Dr Seamus Ross
Seamus Ross is Director of Humanities Computing and Information Management at the University of Glasgow (http://www.hatii.arts.gla.ac.uk). He runs the Humanities Advanced Technology and Information Institute (HATII) which provides an academic undergraduate and postgraduate programme, carries out research in application of advanced technologies to arts, humanities and heritage sectors, manages the provision of infrastructure and computing services for the Faculty of Arts, oversees the development and management of the departmentally based teaching laboratories, and promotes collaborative IT-based research in the Faculty. The Institute has launched a postgraduate programme of study in digital preservation for archivists, records managers, and digital librarians. The primary focus of his research is in the areas of digital preservation, data recovery and the anthropology of cyberspace.

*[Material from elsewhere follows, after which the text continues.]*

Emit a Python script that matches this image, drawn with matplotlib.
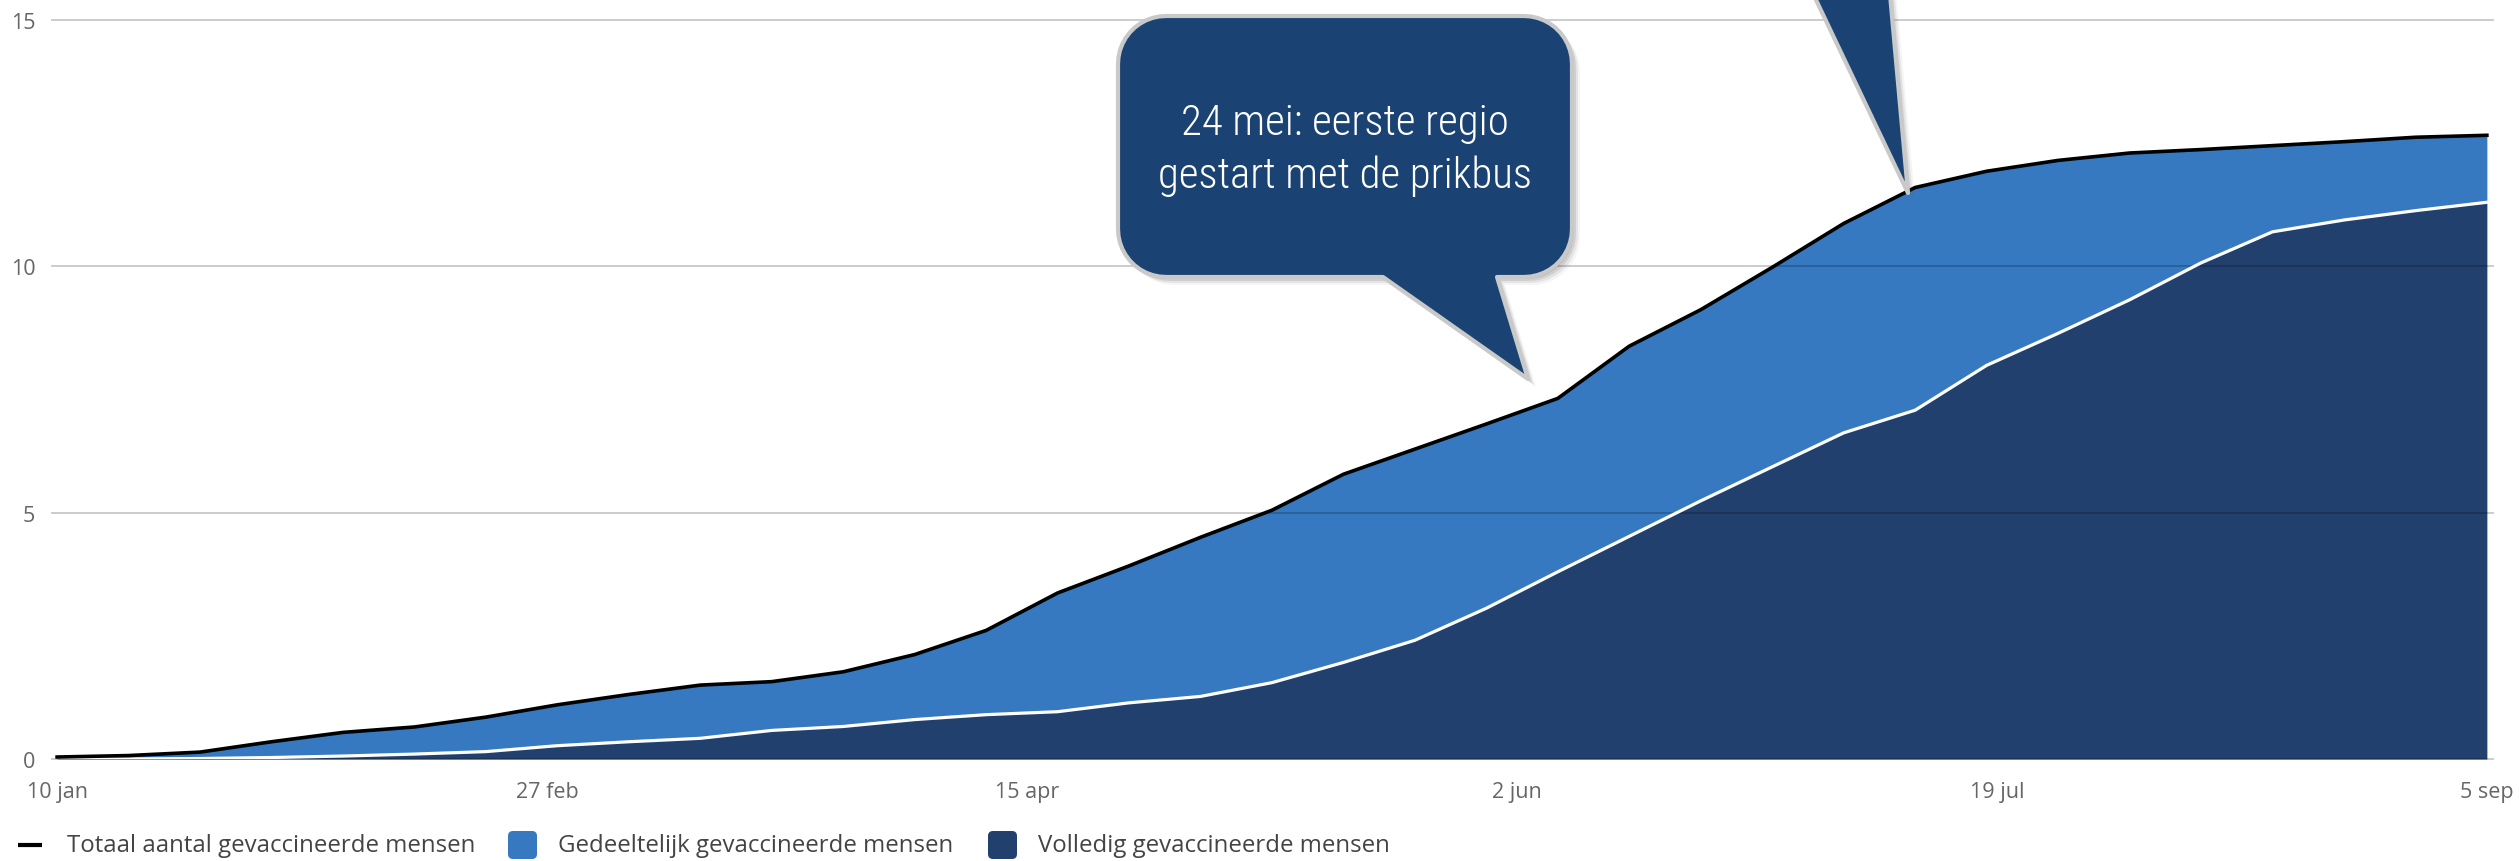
import numpy as np
import pandas as pd
import matplotlib
matplotlib.use('Agg')
import matplotlib.pyplot as plt
from matplotlib import font_manager
from matplotlib.patches import Polygon, FancyBboxPatch

# weekly totals, in millions of people
start_date = '2021-01-10'
totaal = [0.04, 0.07, 0.14, 0.35, 0.54, 0.65, 0.85, 1.10, 1.31, 1.50,
          1.57, 1.77, 2.12, 2.61, 3.37, 3.92, 4.50, 5.05, 5.78, 6.29,
          6.80, 7.32, 8.38, 9.12, 9.98, 10.87, 11.60, 11.93, 12.15, 12.30,
          12.37, 12.45, 12.53, 12.62, 12.66]
volledig = [0.00, 0.00, 0.01, 0.03, 0.06, 0.10, 0.15, 0.27, 0.35, 0.42,
            0.58, 0.66, 0.80, 0.90, 0.96, 1.14, 1.27, 1.55, 1.96, 2.41,
            3.06, 3.80, 4.52, 5.24, 5.93, 6.62, 7.08, 7.99, 8.64, 9.32,
            10.07, 10.70, 10.94, 11.13, 11.30]

tick_dates = ['2021-01-10', '2021-02-27', '2021-04-15', '2021-06-02', '2021-07-19', '2021-09-05']
tick_labels = ['10 jan', '27 feb', '15 apr', '2 jun', '19 jul', '5 sep']
y_ticks = [0, 5, 10, 15]
legend_labels = ['Totaal aantal gevaccineerde mensen',
                 'Gedeeltelijk gevaccineerde mensen',
                 'Volledig gevaccineerde mensen']
callout_text = '24 mei: eerste regio\ngestart met de prikbus'

dates = pd.date_range(start_date, periods=len(totaal), freq='7D')
totaal = np.array(totaal)
volledig = np.array(volledig)

light_blue = '#3679c0'
dark_blue = '#22406e'
box_blue = '#1a4273'
border_grey = '#c9c9c9'

avail = {f.name for f in font_manager.fontManager.ttflist}


def pick(names):
    for n in names:
        if n in avail:
            return n
    return 'DejaVu Sans'


label_font = pick(['Open Sans', 'Lato', 'DejaVu Sans'])
callout_font = pick(['Liberation Sans Narrow', 'Roboto Condensed', 'DejaVu Sans'])
plt.rcParams['font.family'] = [label_font, 'DejaVu Sans']

W, H = 2519, 862
fig = plt.figure(figsize=(W / 100, H / 100), dpi=100)

# plot area in pixels: x 52..2493, y 21..760
ax = fig.add_axes([52 / W, (H - 760) / H, (2493 - 52) / W, (760 - 21) / H])

ax.fill_between(dates, 0, volledig, color=dark_blue, lw=0, zorder=1)
ax.fill_between(dates, volledig, totaal, color=light_blue, lw=0, zorder=1)
ax.plot(dates, volledig, color='white', lw=2.3, zorder=3, solid_joinstyle='round')
ax.plot(dates, totaal, color='black', lw=2.6, zorder=4, solid_joinstyle='round')

# grid lines drawn over the areas, translucent so they darken the fills
for v in y_ticks:
    ax.axhline(v, color='black', alpha=0.2, lw=1.4, zorder=2, clip_on=False)

ax.set_ylim(0, 15)
ax.set_xlim(dates[0] - pd.Timedelta(days=0.5), dates[-1] + pd.Timedelta(days=0.6))
ax.set_yticks(y_ticks)
ax.set_yticklabels([str(v) for v in y_ticks])
ax.set_xticks(pd.to_datetime(tick_dates))
ax.set_xticklabels(tick_labels)
for s in ax.spines.values():
    s.set_visible(False)
ax.tick_params(axis='both', length=0, colors='#666666', labelsize=15.5)
ax.tick_params(axis='y', pad=12)
ax.tick_params(axis='x', pad=16)
ax.patch.set_visible(False)

# overlay in pixel coordinates for legend and callouts
ov = fig.add_axes([0, 0, 1, 1])
ov.set_xlim(0, W)
ov.set_ylim(H, 0)
ov.axis('off')
ov.patch.set_visible(False)


def rounded_callout(x0, x1, y0, y1, r, bx0, bx1, tip):
    pts = []

    def arc(cx, cy, a0, a1):
        for a in np.linspace(np.radians(a0), np.radians(a1), 12):
            pts.append((cx + r * np.cos(a), cy + r * np.sin(a)))

    arc(x0 + r, y0 + r, 180, 270)
    arc(x1 - r, y0 + r, 270, 360)
    arc(x1 - r, y1 - r, 0, 90)
    pts.append((bx1, y1))
    pts.append(tip)
    pts.append((bx0, y1))
    arc(x0 + r, y1 - r, 90, 180)
    return np.array(pts)


shape = rounded_callout(1118, 1572, 17, 278, 48, 1383, 1497, (1528, 380))
for off, a in [(8, 0.06), (6, 0.10), (4, 0.14), (2, 0.18)]:
    ov.add_patch(Polygon(shape + off, closed=True, fc='#555555', ec='none', alpha=a, zorder=5))
ov.add_patch(Polygon(shape, closed=True, fc=box_blue, ec=border_grey, lw=3, zorder=6,
                     joinstyle='round'))
ov.text(1345, 150, callout_text, color='white', fontsize=31, fontweight='light',
        family=[callout_font, 'DejaVu Sans'],
        ha='center', va='center', linespacing=1.35, zorder=7)

# second callout, box sits above the visible area
ptr = np.array([(1787, -60), (1885, -60), (1908, 194)])
for off, a in [(7, 0.06), (5, 0.10), (3, 0.14), (1, 0.18)]:
    ov.add_patch(Polygon(ptr + off, closed=True, fc='#555555', ec='none', alpha=a, zorder=5))
ov.add_patch(Polygon(ptr, closed=True, fc=box_blue, ec=border_grey, lw=3, zorder=6,
                     joinstyle='round'))

# legend
leg_y = 846
ov.plot([18, 42], [leg_y, leg_y], color='black', lw=3, solid_capstyle='butt')
ov.text(67, leg_y, legend_labels[0], color='#444444', fontsize=17.3, va='center', ha='left')
for x, c, lab in [(508, light_blue, legend_labels[1]), (988, dark_blue, legend_labels[2])]:
    ov.add_patch(FancyBboxPatch((x + 3, leg_y - 11), 23, 22, boxstyle='round,pad=3,rounding_size=5',
                                fc=c, ec='none'))
    ov.text(x + 50, leg_y, lab, color='#444444', fontsize=17.3, va='center', ha='left')

fig.savefig('out.png', dpi=100)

Before taking up this post he served as Assistant Secretary for Information Technology at the British Academy. In this role he was responsible for the development of information technology services within the Academy, advising its Committees, Schools and Institutes abroad, and its Humanities Research Board on Information Technology matters, advising the projects it supports as well as managing the IT aspects of a dozen of them directly. Before that he worked for a company specialising in expert systems and software development, first as a software engineer and then in a number of management roles. He received his doctorate from the University of Oxford.
He has lectured and published widely on issues of information technology and digital preservation. His most recent publications include Digital archaeology? Rescuing neglected or damaged digital collections, (with Ann Gow), (London & Bristol: British Library and Joint Information Systems Committee, 1999); ‘The Expanding World of Electronic Information and the Past's Future', in Higgs, E, (ed.), Historians and Electronic Artefacts, (Oxford, 1998); and ‘Consensus, communication, and collaboration: fostering multidisciplinary cooperation in electronic records', in INSAR (Supplement II), Proceedings of the DLM-Forum on electronic records, (Brussels, 1997). Since 1996 he has acted as Information Communications and Technology advisor to the Heritage Lottery Fund and is a monitor for number of large ICT-based projects (e.g. museum applications, retroconversion of library and archival finding aids, and moving image projects) in the UK. Among these are two projects developing digital library applications: Images of England and the Scottish Archives Network.
He is a member of a number of national and international organisations, steering groups, and project committees working in the area of digital preservation including the DLM-Monitoring Committee of the European Commission, Arts and Humanities Data Service for the United Kingdom Steering Committee (http://ahds.ac.uk), the Research Libraries Group's PRESERV Working Group on Preservation Issues of Metadata, and co-investigator in the InterPARES (International Research on Permanent Authentic Records in Electronic Systems). The InterPARES project is the leading international collaborative effort in the area of digital preservation. It is developing the theoretical and methodological knowledge essential to the permanent preservation of records generated electronically, and, on the basis of this knowledge, formulating model policies, strategies, and standards capable of ensuring their preservation.